The 11th-ranked Tar Heels, despite having a radically different roster from the one that beat the Spartans for the national championship in Detroit in April, came out firing like that title team and notched an 89-82 win against No. 9 MSU.
"There was no confetti falling from the sky, but it was definitely a good win for this team," UNC forward Deon Thompson said.
This group, though not of national championship caliber at the moment, showed it can be a pretty good team when it wants to.
Ed Davis and Larry Drew II had career highs in scoring for the Tar Heels (7-1), who shot 58 percent in the game.
Carolina was dominant in the first half - much like it was in Detroit - but allowed Michigan State (5-2) to battle back in the second half, cutting the Heels' once-robust lead to six points with less than two minutes to go.
"The first half, we really played well," UNC coach Roy Williams said. "In the second half, I don't think we were as attentive to details, and yet we made big plays down the stretch."
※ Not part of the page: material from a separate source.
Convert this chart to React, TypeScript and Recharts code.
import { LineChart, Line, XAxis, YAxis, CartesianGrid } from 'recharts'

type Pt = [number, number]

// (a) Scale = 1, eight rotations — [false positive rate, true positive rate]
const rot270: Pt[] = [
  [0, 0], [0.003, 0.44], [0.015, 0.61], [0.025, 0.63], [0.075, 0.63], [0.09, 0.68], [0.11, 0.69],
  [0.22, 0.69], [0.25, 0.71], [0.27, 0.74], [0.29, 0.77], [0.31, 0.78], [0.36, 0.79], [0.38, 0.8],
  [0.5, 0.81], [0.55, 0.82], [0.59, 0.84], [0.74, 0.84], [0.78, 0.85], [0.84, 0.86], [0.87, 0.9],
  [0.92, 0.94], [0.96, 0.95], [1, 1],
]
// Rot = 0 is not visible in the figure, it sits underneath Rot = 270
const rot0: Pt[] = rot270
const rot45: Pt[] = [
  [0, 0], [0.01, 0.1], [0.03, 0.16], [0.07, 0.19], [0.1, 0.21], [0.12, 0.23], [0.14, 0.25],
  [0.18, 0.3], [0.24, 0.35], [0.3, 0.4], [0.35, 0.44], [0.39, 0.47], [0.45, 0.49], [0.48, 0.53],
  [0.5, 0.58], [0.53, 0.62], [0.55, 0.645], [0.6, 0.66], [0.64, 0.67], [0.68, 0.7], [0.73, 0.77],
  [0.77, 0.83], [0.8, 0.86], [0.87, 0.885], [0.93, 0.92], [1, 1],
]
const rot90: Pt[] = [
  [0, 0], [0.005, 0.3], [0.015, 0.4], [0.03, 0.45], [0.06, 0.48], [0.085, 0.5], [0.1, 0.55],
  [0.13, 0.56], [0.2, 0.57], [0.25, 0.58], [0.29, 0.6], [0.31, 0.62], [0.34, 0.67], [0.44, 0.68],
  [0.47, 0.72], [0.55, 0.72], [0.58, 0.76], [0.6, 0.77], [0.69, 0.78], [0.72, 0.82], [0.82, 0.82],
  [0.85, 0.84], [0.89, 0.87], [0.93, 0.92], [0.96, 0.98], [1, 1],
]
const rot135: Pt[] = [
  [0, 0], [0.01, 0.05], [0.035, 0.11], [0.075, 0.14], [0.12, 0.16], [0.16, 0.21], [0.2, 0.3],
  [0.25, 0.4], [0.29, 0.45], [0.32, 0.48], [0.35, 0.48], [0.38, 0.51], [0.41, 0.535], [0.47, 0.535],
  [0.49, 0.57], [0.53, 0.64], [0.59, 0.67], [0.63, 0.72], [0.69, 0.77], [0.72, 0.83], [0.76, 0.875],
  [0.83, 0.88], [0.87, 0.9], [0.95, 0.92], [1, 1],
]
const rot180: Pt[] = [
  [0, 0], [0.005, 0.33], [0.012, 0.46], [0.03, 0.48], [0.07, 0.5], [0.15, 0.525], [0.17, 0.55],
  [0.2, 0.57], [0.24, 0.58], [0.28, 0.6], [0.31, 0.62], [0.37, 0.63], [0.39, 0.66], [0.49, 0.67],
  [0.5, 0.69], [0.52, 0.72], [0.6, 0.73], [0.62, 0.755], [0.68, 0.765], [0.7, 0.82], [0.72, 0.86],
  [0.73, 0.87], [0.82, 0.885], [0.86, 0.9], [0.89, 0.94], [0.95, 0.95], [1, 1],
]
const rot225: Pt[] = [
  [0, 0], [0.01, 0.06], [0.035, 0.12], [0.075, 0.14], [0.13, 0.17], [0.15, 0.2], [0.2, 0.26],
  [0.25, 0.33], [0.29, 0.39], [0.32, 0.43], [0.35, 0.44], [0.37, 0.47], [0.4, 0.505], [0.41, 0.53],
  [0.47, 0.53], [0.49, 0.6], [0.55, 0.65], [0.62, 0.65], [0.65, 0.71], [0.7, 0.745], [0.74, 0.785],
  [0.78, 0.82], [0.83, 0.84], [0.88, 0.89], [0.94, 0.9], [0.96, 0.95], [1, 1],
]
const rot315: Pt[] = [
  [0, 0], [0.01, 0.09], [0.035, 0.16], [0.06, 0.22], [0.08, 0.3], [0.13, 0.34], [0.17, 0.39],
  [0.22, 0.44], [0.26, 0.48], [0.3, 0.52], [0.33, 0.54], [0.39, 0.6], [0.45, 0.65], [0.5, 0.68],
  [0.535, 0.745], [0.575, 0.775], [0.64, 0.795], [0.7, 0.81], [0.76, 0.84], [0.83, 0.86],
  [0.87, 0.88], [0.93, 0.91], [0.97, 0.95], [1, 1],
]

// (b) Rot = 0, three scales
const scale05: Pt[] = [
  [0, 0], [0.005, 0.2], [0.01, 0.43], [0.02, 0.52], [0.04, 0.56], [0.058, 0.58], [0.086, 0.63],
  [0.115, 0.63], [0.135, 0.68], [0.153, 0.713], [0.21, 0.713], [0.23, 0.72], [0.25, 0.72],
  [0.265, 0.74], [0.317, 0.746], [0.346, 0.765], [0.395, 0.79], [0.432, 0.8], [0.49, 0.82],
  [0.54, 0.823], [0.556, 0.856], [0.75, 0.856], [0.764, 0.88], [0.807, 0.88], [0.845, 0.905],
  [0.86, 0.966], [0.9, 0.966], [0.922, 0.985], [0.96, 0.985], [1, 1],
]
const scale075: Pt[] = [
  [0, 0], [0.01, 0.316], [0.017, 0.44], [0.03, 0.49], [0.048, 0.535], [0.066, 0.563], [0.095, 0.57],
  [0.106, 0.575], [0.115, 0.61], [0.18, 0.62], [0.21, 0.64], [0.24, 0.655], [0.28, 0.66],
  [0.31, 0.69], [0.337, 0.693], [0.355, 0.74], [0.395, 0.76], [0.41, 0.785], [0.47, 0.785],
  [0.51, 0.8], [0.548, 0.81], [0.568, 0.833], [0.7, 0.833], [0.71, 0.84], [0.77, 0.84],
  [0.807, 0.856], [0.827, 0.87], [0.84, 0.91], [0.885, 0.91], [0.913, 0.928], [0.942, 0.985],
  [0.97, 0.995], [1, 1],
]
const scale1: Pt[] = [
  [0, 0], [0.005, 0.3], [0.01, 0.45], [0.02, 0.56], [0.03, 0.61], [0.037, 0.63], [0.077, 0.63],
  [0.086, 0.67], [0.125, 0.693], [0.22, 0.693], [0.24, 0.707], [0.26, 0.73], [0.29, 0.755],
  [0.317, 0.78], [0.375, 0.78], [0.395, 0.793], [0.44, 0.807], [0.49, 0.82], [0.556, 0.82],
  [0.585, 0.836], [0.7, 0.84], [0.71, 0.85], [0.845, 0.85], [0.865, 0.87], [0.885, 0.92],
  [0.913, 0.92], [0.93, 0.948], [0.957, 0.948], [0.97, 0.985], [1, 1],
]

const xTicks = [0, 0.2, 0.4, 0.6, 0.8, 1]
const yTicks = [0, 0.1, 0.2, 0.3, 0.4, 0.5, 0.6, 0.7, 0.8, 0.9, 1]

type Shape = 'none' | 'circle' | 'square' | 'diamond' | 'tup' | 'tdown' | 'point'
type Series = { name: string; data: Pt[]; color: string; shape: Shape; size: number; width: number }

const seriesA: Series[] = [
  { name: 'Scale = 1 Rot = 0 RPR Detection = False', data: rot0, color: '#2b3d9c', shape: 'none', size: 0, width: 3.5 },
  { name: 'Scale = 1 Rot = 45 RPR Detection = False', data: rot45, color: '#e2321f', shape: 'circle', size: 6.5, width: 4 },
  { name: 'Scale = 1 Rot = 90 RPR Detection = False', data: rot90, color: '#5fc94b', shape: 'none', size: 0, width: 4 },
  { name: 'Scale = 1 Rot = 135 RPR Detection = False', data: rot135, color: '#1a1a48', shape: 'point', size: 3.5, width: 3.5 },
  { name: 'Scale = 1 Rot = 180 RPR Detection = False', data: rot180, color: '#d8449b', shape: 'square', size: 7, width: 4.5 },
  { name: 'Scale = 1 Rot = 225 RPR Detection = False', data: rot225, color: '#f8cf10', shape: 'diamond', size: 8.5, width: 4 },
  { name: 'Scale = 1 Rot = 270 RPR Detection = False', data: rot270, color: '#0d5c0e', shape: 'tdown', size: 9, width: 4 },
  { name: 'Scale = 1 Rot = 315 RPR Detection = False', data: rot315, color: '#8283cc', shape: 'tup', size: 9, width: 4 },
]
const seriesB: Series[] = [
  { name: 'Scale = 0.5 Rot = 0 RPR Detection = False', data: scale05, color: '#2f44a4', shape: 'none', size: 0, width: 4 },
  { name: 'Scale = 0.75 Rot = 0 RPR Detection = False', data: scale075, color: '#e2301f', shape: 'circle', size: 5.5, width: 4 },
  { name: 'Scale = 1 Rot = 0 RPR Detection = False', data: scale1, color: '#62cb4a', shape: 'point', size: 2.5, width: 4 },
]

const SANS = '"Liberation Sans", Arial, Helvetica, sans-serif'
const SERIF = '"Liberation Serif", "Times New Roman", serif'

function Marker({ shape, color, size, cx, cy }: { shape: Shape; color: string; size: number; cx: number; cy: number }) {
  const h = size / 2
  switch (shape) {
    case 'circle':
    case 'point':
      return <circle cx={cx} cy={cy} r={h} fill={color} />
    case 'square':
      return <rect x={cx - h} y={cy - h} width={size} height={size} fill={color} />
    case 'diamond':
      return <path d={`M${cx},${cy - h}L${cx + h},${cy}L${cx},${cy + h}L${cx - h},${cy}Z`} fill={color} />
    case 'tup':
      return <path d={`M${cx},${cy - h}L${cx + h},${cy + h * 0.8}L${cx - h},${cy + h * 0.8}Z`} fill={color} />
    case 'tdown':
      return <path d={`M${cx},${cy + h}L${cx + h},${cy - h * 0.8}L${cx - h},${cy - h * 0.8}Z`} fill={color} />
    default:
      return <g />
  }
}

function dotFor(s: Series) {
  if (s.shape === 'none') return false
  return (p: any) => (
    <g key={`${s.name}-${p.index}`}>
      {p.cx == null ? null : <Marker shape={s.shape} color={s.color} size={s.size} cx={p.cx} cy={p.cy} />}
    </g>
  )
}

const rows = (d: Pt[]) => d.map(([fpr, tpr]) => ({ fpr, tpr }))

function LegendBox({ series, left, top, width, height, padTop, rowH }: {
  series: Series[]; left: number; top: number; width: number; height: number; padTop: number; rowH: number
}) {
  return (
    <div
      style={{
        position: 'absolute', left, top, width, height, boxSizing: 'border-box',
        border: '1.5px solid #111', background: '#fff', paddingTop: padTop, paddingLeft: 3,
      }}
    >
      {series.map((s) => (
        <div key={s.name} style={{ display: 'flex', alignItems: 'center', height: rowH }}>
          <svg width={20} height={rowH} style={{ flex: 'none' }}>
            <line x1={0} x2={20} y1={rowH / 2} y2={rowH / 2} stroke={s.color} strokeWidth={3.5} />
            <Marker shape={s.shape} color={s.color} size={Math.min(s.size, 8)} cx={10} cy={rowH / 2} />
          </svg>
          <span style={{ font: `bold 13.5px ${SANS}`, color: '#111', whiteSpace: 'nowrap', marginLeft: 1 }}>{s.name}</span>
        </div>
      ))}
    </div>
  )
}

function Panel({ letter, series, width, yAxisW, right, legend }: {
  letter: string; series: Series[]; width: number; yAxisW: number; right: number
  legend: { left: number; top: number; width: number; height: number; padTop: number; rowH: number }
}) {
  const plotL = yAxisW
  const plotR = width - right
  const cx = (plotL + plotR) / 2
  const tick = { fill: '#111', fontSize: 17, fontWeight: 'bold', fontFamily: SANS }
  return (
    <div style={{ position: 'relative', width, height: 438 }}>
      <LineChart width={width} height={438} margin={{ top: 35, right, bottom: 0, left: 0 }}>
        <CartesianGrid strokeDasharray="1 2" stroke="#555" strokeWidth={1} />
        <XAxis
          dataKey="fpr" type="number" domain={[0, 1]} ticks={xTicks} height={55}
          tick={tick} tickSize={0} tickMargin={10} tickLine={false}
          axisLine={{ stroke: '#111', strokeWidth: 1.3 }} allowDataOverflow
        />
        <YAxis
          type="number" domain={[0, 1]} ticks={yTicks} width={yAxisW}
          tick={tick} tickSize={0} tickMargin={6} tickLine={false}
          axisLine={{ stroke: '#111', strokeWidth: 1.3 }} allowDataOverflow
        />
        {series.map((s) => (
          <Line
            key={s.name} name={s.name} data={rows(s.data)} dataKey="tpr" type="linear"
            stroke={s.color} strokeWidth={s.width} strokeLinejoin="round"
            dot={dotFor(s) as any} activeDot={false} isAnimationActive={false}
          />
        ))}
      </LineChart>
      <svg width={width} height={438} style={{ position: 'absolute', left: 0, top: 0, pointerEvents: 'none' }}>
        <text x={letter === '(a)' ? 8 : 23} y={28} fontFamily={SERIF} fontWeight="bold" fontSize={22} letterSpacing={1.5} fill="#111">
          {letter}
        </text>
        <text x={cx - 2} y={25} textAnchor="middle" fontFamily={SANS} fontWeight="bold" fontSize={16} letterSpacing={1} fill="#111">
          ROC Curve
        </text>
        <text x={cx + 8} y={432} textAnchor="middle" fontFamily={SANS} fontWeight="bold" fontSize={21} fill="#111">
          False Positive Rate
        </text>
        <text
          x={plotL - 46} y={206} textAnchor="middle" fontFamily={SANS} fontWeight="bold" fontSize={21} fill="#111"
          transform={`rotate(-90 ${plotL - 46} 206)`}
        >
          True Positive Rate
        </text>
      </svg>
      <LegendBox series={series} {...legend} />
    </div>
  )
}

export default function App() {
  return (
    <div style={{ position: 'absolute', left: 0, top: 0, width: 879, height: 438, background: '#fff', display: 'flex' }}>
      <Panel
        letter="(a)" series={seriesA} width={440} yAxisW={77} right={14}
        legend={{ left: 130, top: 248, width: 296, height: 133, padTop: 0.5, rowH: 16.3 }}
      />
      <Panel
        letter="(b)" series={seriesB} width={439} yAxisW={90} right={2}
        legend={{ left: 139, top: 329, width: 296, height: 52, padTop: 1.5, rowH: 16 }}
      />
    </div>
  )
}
Carolina did struggle to hit free throws in the final minutes, but twice Will Graves who otherwise had a negligible impact on the game, tipped the ball out to get it back for the Tar Heels.
"Those were two big plays," Williams said.
The Tar Heels got the mix of solid play from their veterans and freshmen in the first half, one that had been missing to this point in the season.
Dexter Strickland scored nine points and had three assists, while John Henson blocked a career-high four shots and looked far less lost than he has previously.
With a lineup featuring Thompson and four freshmen, the Tar Heels went on an 11-2 run - with all 11 points scored by freshmen - to go up 30-21 midway through the first half.
Then there was another spurt at the end to send Carolina to the locker room with a 50-34 advantage.
The last sequence of the half was a perfect example of what went right for UNC.
At the defensive end, Marcus Ginyard locked down Michigan State's Kalin Lucas in the final seconds, leading to a rebound for Strickland, who dribbled down the floor and drained a three as the buzzer sounded.
"In the first half, everybody who came in gave us something positive," Williams said.
Carolina shot nearly 64 percent in the first half, and for the third time in a row, the Heels scored at least 50 points against the Spartans in the first 20 minutes.
It was clear that playing a ranked team in front of a raucous home crowd did wonders for Carolina's mental participation early.
"We do get enthusiastic, we do get attentive, we do get fired up to play some good teams," Williams said.
Even without stakes as high as a national championship, this was a huge win for North Carolina because it showed that despite being hampered at times by inexperience and a lack of chemistry, its talent can come together when needed.
"We had no doubt in our minds that we're a Top 15 team or whatever," Davis said. "We knew it was going to take time. We're still not where we want to be. It's a long season."